Planète : étrangeté globale

Chronique Il fait froid. Il fait très froid. L'Amérique est pétrifiée par une descente inédite d'air polaire qui congèle à peu près tout sur son passage. Dans l'autre hémisphère, c'est une joyeuse bande de touristes, de journalistes et de climatologues, partie sur un navire russe constater la fonte des glaces, qui se retrouve prisonnière de la banquise antarctique. Franchement… N'est-il pas grand temps de reconnaître que cette histoire de réchauffement n'est qu'une vaste blague ?

Pour comprendre pourquoi nous nous posons la question, il faut faire un saut dans le passé et revenir au milieu des années 1970.
Le 8 août 1975, dans Science, Wallace Broecker publie un article décisif. Si décisif qu'il forge encore la manière dont nous percevons les changements que nous affrontons aujourd'hui. Ce n'est pas rien. Et, fait notable, cela ne tient pas à une découverte : cela tient à deux mots. Deux mots réunis en une expression nouvelle, introduite dans le titre de l'article signé par le grand géochimiste de l'université Columbia. Voici ce titre : « Sommes-nous à la veille d'un réchauffement global prononcé ? » « Réchauffement global », on l'aura deviné, est l'expression nouvelle.
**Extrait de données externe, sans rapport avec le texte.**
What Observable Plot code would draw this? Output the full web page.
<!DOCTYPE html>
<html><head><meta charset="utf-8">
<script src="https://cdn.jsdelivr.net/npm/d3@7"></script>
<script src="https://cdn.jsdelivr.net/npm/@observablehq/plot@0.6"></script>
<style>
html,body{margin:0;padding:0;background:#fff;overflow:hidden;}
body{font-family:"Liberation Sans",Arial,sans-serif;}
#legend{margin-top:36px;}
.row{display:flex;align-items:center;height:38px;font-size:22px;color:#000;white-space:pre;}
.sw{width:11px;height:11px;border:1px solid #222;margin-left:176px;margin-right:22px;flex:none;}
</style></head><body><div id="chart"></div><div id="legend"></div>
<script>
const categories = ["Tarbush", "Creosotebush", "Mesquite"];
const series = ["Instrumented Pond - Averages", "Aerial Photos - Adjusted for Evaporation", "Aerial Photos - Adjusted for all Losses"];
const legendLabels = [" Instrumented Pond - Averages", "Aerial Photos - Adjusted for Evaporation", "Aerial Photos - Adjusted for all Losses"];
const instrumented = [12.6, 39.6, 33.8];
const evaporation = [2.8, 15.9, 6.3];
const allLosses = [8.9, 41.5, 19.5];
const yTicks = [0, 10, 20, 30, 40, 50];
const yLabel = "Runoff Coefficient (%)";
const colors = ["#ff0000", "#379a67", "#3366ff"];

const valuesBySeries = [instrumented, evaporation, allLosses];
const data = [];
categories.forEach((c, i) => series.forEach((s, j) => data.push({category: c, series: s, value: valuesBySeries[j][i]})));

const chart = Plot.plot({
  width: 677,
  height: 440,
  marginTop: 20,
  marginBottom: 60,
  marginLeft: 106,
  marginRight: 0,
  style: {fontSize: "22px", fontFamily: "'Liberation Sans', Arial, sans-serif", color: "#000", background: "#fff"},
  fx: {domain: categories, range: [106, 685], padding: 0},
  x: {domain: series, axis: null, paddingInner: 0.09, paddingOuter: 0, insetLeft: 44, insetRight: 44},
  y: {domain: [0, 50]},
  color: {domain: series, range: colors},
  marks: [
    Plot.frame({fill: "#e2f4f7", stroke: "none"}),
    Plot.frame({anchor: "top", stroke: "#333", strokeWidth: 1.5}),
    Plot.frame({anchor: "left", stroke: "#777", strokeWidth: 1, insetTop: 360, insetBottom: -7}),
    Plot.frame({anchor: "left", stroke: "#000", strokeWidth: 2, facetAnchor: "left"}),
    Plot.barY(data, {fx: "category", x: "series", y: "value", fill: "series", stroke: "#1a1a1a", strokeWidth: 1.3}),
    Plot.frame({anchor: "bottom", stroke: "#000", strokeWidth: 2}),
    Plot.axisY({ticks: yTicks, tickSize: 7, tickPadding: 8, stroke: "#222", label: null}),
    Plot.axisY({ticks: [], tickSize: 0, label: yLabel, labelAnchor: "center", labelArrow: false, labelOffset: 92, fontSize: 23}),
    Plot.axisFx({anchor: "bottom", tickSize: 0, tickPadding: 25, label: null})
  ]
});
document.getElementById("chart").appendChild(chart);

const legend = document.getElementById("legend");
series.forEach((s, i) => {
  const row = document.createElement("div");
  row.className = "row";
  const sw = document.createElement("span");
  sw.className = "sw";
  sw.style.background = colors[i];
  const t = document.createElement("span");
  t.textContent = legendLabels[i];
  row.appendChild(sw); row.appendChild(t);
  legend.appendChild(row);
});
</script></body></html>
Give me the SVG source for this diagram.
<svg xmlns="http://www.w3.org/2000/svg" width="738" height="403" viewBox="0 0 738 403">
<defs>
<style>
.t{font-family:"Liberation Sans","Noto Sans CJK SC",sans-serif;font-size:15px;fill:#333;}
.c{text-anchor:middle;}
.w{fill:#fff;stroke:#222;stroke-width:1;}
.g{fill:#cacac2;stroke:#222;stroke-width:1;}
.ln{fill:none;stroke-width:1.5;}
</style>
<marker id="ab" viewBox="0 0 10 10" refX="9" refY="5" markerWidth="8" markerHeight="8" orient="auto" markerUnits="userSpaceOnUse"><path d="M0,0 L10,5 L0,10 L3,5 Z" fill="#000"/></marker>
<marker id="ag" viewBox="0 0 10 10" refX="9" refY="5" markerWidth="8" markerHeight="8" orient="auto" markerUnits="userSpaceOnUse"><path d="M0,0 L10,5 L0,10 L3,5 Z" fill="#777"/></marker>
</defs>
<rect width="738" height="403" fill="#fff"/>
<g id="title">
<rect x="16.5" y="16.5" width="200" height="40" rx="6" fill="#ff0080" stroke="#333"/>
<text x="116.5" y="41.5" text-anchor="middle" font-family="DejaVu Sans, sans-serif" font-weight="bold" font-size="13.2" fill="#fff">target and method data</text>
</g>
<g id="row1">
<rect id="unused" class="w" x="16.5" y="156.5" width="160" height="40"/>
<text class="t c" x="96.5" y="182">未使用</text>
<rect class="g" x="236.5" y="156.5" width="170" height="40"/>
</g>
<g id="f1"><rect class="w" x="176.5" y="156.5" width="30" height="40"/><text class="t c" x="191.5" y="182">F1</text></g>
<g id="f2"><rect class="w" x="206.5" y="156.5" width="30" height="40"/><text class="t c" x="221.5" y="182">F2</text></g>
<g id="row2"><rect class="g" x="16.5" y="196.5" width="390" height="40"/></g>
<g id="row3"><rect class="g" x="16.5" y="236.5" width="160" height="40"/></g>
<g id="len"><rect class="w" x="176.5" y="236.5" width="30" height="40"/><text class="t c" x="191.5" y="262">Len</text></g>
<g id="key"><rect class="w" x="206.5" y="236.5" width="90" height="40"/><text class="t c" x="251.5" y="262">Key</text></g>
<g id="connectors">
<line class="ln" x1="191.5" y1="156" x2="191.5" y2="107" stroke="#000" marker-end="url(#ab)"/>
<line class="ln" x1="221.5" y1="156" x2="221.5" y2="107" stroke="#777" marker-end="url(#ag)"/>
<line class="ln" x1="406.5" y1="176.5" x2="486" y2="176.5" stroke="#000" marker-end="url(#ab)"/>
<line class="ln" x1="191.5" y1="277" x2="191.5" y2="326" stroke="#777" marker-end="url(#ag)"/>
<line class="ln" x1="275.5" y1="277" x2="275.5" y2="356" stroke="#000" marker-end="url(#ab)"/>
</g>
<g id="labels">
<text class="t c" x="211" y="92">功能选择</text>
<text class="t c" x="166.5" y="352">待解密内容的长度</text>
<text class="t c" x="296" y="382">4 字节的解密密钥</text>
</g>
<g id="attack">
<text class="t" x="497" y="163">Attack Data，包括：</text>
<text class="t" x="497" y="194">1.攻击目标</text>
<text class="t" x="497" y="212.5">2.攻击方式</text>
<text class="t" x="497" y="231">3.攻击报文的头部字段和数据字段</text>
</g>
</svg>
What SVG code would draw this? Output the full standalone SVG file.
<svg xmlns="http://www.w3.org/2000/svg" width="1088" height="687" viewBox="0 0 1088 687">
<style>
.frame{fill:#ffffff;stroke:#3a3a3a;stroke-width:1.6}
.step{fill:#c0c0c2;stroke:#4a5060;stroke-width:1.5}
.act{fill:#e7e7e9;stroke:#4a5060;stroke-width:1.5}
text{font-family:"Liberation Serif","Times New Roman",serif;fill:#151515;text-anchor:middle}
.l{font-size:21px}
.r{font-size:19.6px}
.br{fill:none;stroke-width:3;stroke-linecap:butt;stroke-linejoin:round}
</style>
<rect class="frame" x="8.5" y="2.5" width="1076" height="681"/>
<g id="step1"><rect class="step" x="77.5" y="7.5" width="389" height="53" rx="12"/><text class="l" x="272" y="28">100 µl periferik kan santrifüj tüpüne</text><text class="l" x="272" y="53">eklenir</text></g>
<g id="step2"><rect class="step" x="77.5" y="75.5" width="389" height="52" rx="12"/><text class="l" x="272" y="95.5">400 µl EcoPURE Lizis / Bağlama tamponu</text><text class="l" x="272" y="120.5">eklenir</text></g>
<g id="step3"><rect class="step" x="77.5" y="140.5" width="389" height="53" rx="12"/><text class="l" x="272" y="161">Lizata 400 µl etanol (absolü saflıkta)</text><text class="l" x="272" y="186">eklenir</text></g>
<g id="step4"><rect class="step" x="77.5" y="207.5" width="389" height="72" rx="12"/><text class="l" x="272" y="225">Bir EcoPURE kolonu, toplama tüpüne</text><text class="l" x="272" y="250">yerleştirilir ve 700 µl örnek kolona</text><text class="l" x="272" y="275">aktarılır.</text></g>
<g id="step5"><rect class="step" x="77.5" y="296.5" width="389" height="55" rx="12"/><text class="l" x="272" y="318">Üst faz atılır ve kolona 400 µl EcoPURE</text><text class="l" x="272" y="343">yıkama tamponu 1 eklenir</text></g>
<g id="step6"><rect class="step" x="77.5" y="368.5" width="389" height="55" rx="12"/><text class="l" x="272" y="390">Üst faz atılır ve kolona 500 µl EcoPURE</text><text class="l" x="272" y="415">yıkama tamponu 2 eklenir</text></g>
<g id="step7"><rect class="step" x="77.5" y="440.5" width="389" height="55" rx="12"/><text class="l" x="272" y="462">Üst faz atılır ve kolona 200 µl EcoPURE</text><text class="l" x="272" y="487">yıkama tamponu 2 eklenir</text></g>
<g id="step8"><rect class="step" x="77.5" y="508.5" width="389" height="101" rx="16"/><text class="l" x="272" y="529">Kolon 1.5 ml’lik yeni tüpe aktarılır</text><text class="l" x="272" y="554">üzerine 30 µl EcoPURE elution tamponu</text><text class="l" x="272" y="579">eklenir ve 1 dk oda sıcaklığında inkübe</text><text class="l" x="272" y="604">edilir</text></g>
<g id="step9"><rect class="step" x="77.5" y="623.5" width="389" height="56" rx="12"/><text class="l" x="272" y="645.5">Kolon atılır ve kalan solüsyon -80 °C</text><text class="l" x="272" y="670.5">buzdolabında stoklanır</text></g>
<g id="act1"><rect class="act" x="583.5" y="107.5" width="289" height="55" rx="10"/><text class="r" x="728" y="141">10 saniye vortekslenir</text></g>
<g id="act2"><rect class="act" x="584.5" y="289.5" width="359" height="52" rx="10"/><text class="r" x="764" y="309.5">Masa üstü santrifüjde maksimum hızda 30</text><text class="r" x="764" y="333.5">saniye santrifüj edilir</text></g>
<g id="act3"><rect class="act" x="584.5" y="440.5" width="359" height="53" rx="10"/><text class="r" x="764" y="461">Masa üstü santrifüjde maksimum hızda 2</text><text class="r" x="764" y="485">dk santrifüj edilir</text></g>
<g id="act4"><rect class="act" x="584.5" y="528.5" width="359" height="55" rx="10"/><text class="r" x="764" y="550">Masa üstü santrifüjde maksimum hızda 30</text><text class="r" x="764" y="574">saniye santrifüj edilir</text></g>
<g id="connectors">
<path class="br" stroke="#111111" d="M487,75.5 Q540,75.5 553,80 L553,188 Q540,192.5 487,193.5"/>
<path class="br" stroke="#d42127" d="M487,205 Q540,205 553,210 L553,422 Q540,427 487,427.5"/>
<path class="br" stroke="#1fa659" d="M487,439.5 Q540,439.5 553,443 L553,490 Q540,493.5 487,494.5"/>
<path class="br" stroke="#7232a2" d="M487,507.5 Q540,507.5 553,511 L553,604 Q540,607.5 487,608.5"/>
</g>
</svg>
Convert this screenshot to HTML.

Elle a tant fait florès qu'elle nous semble aller de soi. Mais les choses ne sont pas si simples. Stricto sensu, ce qui se produit est un déséquilibre radiatif provoqué par les émissions humaines de gaz à effet de serre. Wallace Broecker aurait pu traduire cela par « perturbation », « dérèglement », « crise » ou – pourquoi pas ? – par « ensauvagement » climatique…

« RÉCHAUFFEMENT GLOBAL »

S'il a choisi « réchauffement », c'est en référence à l'augmentation de la quantité de chaleur introduite dans le système climatique. Pour le physicien, c'est l'évidence, mais pour le béotien ? « Cela sous-entend quelque chose de graduel, d'uniforme et de bénin, expliquait John Holdren, professeur de sciences de l'environnement à Harvard, dans une conférence donnée voilà quelques années. Ce que nous vivons n'est rien de cela. » Pour en donner la mesure, certains ont même proposé « cancer atmosphérique »…

L'expression « réchauffement global » n'est pas seulement un puissant anesthésique. Elle trompe notre perception du changement en réduisant celui-ci à une manifestation unique, la probabilité accrue de températures élevées. Et elle ne dit rien des effets majeurs du phénomène qu'elle prétend définir : montée et acidification des océans, bouleversement de la circulation atmosphérique et des précipitations, renforcement des régimes d'incendies, augmentation de la fréquence des cyclones les plus puissants…

Le climat ne va pas devenir uniformément plus chaud, partout, toujours et en toute saison. Il deviendra de plus en plus étrange. Des cyclones Sandy et Haiyan aux inondations bretonnes, en passant par le coup de froid américain et les caprices de la banquise antarctique, cette « étrangeté globale », si elle échappe à toute métrique, se confirme à peu près chaque semaine.